# Goosegrass and Tropical Signalgrass



## Oceanus (Sep 17, 2018)

Edited/Updated for community benefit after identification.

  

Thank you!


----------



## FlowRider (Apr 7, 2019)

Glyphosate/Roundup on the Dallis grass. Add non-ionic surfactant. You have to kill the root system completely....

Otherwise you have to dig it out manually. Yeah, that is not really an answer, unless you only have a few growing.


----------



## Oceanus (Sep 17, 2018)

I wondering if "D" is Tropical Signalgrass (still difficult to control)

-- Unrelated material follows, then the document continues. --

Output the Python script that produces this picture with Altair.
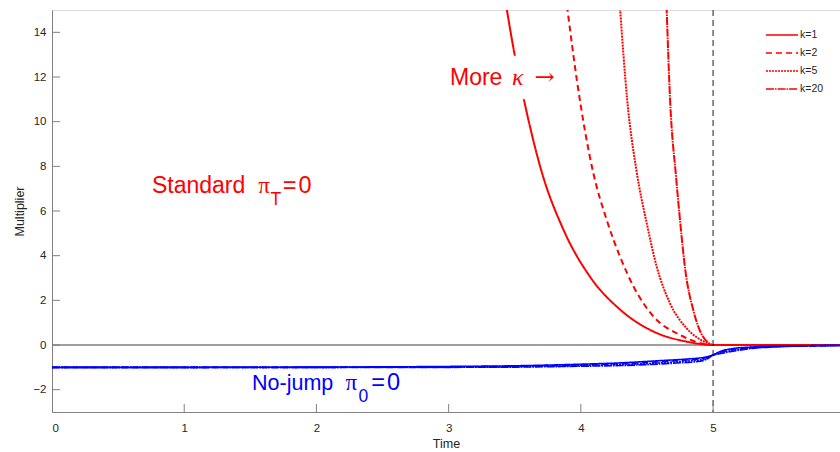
import altair as alt
import pandas as pd

# ---------------- data ----------------
k_labels = ["k=1", "k=2", "k=5", "k=20"]

# red ("Standard") curves
t_k1 = [3.435, 3.50, 3.565, 3.70, 3.87, 4.07, 4.30, 4.55, 4.80, 5.0, 5.96]
v_k1 = [15.2, 12.97, 11.1, 7.83, 5.14, 3.05, 1.57, 0.60, 0.15, 0.0, 0.0]
t_k2 = [3.895, 3.97, 4.095, 4.196, 4.30, 4.40, 4.55, 4.75, 5.0, 5.96]
v_k2 = [15.2, 11.85, 7.68, 5.59, 3.9, 2.6, 1.27, 0.45, 0.0, 0.0]
t_k5 = [4.295, 4.35, 4.42, 4.50, 4.574, 4.675, 4.80, 4.94, 5.0, 5.96]
v_k5 = [15.2, 11.0, 7.83, 5.4, 3.50, 1.86, 0.75, 0.13, 0.0, 0.0]
t_k20 = [4.648, 4.675, 4.72, 4.75, 4.79, 4.85, 4.91, 4.96, 5.0, 5.96]
v_k20 = [15.2, 10.96, 7.53, 5.59, 3.35, 1.57, 0.52, 0.12, 0.0, 0.0]

# blue ("No-jump") curves
t_blue = [0, 1, 2, 3, 3.5, 4.0, 4.3, 4.6, 4.8, 4.9, 4.95, 5.0, 5.05, 5.15, 5.3, 5.5, 5.75, 5.96]
b_k1 = [-1.0, -1.0, -0.99, -0.96, -0.93, -0.86, -0.80, -0.70, -0.63, -0.58, -0.53, -0.45, -0.30, -0.16, -0.09, -0.05, -0.03, -0.02]
b_k2 = [-1.0, -1.0, -1.0, -0.98, -0.95, -0.89, -0.84, -0.75, -0.67, -0.62, -0.56, -0.45, -0.33, -0.20, -0.11, -0.06, -0.03, -0.02]
b_k5 = [-1.0, -1.0, -1.0, -0.99, -0.97, -0.92, -0.88, -0.80, -0.72, -0.67, -0.60, -0.45, -0.36, -0.24, -0.13, -0.07, -0.04, -0.02]
b_k20 = [-1.0, -1.0, -1.0, -1.0, -0.99, -0.95, -0.92, -0.85, -0.78, -0.73, -0.64, -0.45, -0.39, -0.28, -0.15, -0.08, -0.04, -0.02]

x_ticks = [0, 1, 2, 3, 4, 5]
y_ticks = [-2, 0, 2, 4, 6, 8, 10, 12, 14]
x_domain = [0, 5.96]
y_domain = [-3, 15]
jump_time = [5.0]

# ---------------- tables ----------------
red_rows = []
for lab, ts, vs in zip(k_labels, [t_k1, t_k2, t_k5, t_k20], [v_k1, v_k2, v_k5, v_k20]):
    for i, (t, v) in enumerate(zip(ts, vs)):
        red_rows.append({"t": t, "v": v, "k": lab, "o": i})
red_df = pd.DataFrame(red_rows)

blue_rows = []
for lab, vs in zip(k_labels, [b_k1, b_k2, b_k5, b_k20]):
    for i, (t, v) in enumerate(zip(t_blue, vs)):
        blue_rows.append({"t": t, "v": v, "kb": lab, "o": i})
blue_df = pd.DataFrame(blue_rows)

FONT = "Liberation Sans"
AX = "#262626"
GRAY = "#808080"
RED, BLUE = "#ff0000", "#0000ff"
W, H = 788, 402

xscale = alt.Scale(domain=x_domain, nice=False, zero=False)
yscale = alt.Scale(domain=y_domain, nice=False, zero=False)
xaxis = alt.Axis(values=x_ticks, ticks=False, grid=False, domainColor=GRAY, domainWidth=1,
                 labelColor=AX, labelFont=FONT, labelFontSize=11.5, labelPadding=10,
                 titleFont=FONT, titleFontSize=12.5, titleFontWeight="normal", titleColor=AX,
                 titlePadding=4, format="d")
yaxis = alt.Axis(values=y_ticks, ticks=False, grid=False, domainColor=GRAY, domainWidth=1,
                 labelColor=AX, labelFont=FONT, labelFontSize=11.5, labelPadding=6,
                 titleFont=FONT, titleFontSize=12.5, titleFontWeight="normal", titleColor=AX,
                 titlePadding=6, format="d")


def X(field="t"):
    return alt.X(f"{field}:Q", scale=xscale, axis=xaxis, title="Time")


def Y(field="v"):
    return alt.Y(f"{field}:Q", scale=yscale, axis=yaxis, title="Multiplier")


dash_range = [[1, 0], [6, 4], [2, 1], [8, 1, 1.5, 1]]

zero_line = alt.Chart(pd.DataFrame({"v": [0.0]})).mark_rule(color=GRAY, strokeWidth=1.5).encode(y=Y())

red_lines = alt.Chart(red_df).mark_line(color=RED, strokeWidth=2, clip=True,
                                        interpolate="monotone").encode(
    x=X(), y=Y(), order="o:Q",
    strokeDash=alt.StrokeDash("k:N", scale=alt.Scale(domain=k_labels, range=dash_range), sort=k_labels,
                              legend=alt.Legend(orient="none", legendX=721, legendY=16, title=None,
                                                symbolType="M-2,0H2", symbolSize=256,
                                                symbolStrokeWidth=1.5, symbolStrokeColor=RED,
                                                labelFont=FONT, labelFontSize=10.5, labelColor=AX,
                                                labelOffset=9, rowPadding=3, padding=0)))

blue_lines = alt.Chart(blue_df).mark_line(color=BLUE, strokeWidth=1.6, clip=True,
                                          interpolate="monotone").encode(
    x=X(), y=Y(), order="o:Q",
    strokeDash=alt.StrokeDash("kb:N", scale=alt.Scale(domain=k_labels, range=dash_range), legend=None))

vline = alt.Chart(pd.DataFrame({"t": jump_time})).mark_rule(color="#1a1a1a", strokeWidth=1,
                                                            strokeDash=[6, 4]).encode(x=X())

ytick_marks = alt.Chart(pd.DataFrame({"v": y_ticks})).mark_rule(color=GRAY, strokeWidth=1).encode(
    y=Y(), x=alt.value(0), x2=alt.value(8))
xtick_marks = alt.Chart(pd.DataFrame({"t": x_ticks[1:]})).mark_rule(color=GRAY, strokeWidth=1).encode(
    x=X(), y=alt.value(H), y2=alt.value(H - 8))

# white box behind the "More kappa" label
box = alt.Chart(pd.DataFrame({"t": [2.99], "t2": [3.84], "v": [11.0], "v2": [12.95]})).mark_rect(
    color="white").encode(x=X(), x2="t2:Q", y=Y(), y2="v2:Q")


def label(t, v, text, color, size, font=FONT, style="normal"):
    return alt.Chart(pd.DataFrame({"t": [t], "v": [v], "s": [text]})).mark_text(
        align="left", baseline="alphabetic", color=color, fontSize=size, font=font,
        fontStyle=style).encode(x=X(), y=Y(), text="s:N")


labels = [
    label(3.01, 11.62, "More", RED, 23),
    label(3.48, 11.62, "κ", RED, 24, font="Liberation Serif", style="italic"),
    label(3.65, 11.62, "→", RED, 24, font="DejaVu Serif"),
    label(0.756, 6.80, "Standard", RED, 23),
    label(1.56, 6.80, "π", RED, 23, font="Liberation Serif"),
    label(1.652, 6.26, "T", RED, 17.5),
    label(1.745, 6.80, "=\u200a0", RED, 23.5),
    label(1.513, -2.01, "No-jump", BLUE, 21.5),
    label(2.22, -2.01, "π", BLUE, 23, font="Liberation Serif"),
    label(2.318, -2.54, "0", BLUE, 17.5),
    label(2.415, -2.01, "=\u200a0", BLUE, 23.5),
]

chart = alt.layer(
    zero_line, red_lines, box, *labels, blue_lines, vline, ytick_marks, xtick_marks
).resolve_scale(strokeDash="independent").properties(
    width=W, height=H,
    autosize=alt.AutoSizeParams(type="none"),
    padding={"left": 52, "top": 10, "right": 0, "bottom": 40},
).configure_view(stroke=None).configure(background="white")

chart.save("out.html", embed_options={"renderer": "svg", "actions": False})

https://www.environmentalscience.bayer.us/-/media/PRFUnitedStates/Documents/Resource-Library/White-Paper/Tropical-Signalgrass-Lawn-Warm-Season-Solutions.ashx

https://www.environmentalscience.bayer.us/-/media/PRFUnitedStates/Documents/Resource-Library/White-Paper/dallisgrass-Lawn-Warm-Season-Solutions.ashx


----------



## Spammage (Apr 30, 2017)

@Oceanus "C" looks like goosegrass. I'm not sure what "D" is, but it is definitely not dallisgrass.


----------



## Oceanus (Sep 17, 2018)

another sample


----------



## Oceanus (Sep 17, 2018)

Spammage said:


> @Oceanus "C" looks like goosegrass. I'm not sure what "D" is, but it is definitely not dallisgrass.


 Your right! Thank you!

It clearly has the telltale white center 

These weeds have me so confused/frustrated.


----------



## Oceanus (Sep 17, 2018)

Tropical Signalgrass control/treatment/integrated weed management

INTEGRATED CONTROL OF TROPICAL SIGNALGRASS (Urochloa subquadripara) IN TURF By DAVID PEARSAUL

Manuscript Herbicide ~ $1.06 per 1,000 sq ft per year 
unfortunately only sold by the case ($900)


----------



## Oceanus (Sep 17, 2018)

Found a local source for Manuscript and sprayed yard at sunset. We'll see.


----------